Para-brisa e fim de ano


A cena é esta: eu dirigindo, calor - muito calor. O sinal fica vermelho, paro. Um rapaz coloca seu pano no para-brisa do meu carro, indicando que iria limpá-lo. Eu, de forma automática, querendo fugir dos diálogos possíveis e das obrigações prováveis, logo disse: "Não tenho dinheiro, moço". Se não fui ingênua, fui uma imbecil. Pelo menos, foi dessa forma que me senti assim que o rapaz me retrucou: "Não, não esquenta".

E, com seu pano seco, limpou com carinho e cuidado todos os cantos do meu para-brisa e os retrovisores, também. Fiquei sem saber o que dizer, como agradecer. Soltei o tradicional "Obrigada, que Deus te abençoe" e fui embora, com um sorriso de afeto e gratidão no rosto, me sentindo a pior das espécies, porque talvez, se eu procurasse, talvez tivesse qualquer moeda, qualquer coisa. Mas, enfim... O Destino quis assim, exatamente assim.

E foi aí que mais uma vez a vida me ensinou um turbilhão de coisas. Fiquei pensando sobre o dar sem querer nada em troca, sobre expectativas, sobre a pressa diária, sobre os esteriótipos, sobre a pobreza nossa de cada dia - da hipocrisia que nos sonda e nos cega. Fiquei pensando e me toquei que o meu 2014 foi muito parecido com aquela cena que aconteceu em poucos minutos, frente a um sinal fechado.
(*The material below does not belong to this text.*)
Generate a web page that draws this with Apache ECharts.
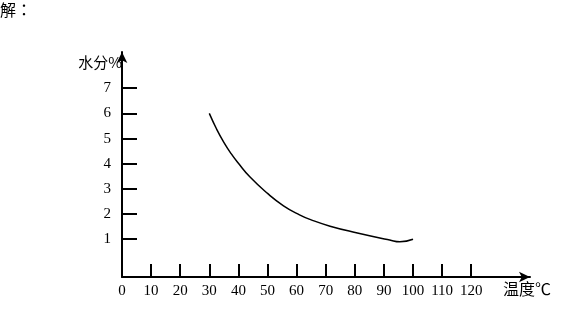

Recebi afeto em momentos que eu nada tinha a oferecer, só tristeza. Por outro lado, a alguns neguei, por hábito ou por medo, o afeto pouco que havia guardado com muito custo. Pensei na miséria da minha condição humana e, logo depois, me alegrei na grandeza de espírito dos amigos que me acompanharam ao longo desse difícil e maravilhoso ano.

Senti-me grata, ainda que sem merecer todos os motivos. E, passada a tristeza que parecia infindável no início deste quase-interminável 2014, percebi que a paz quase-incompreensível havia se instalado em mim por tempo indeterminado.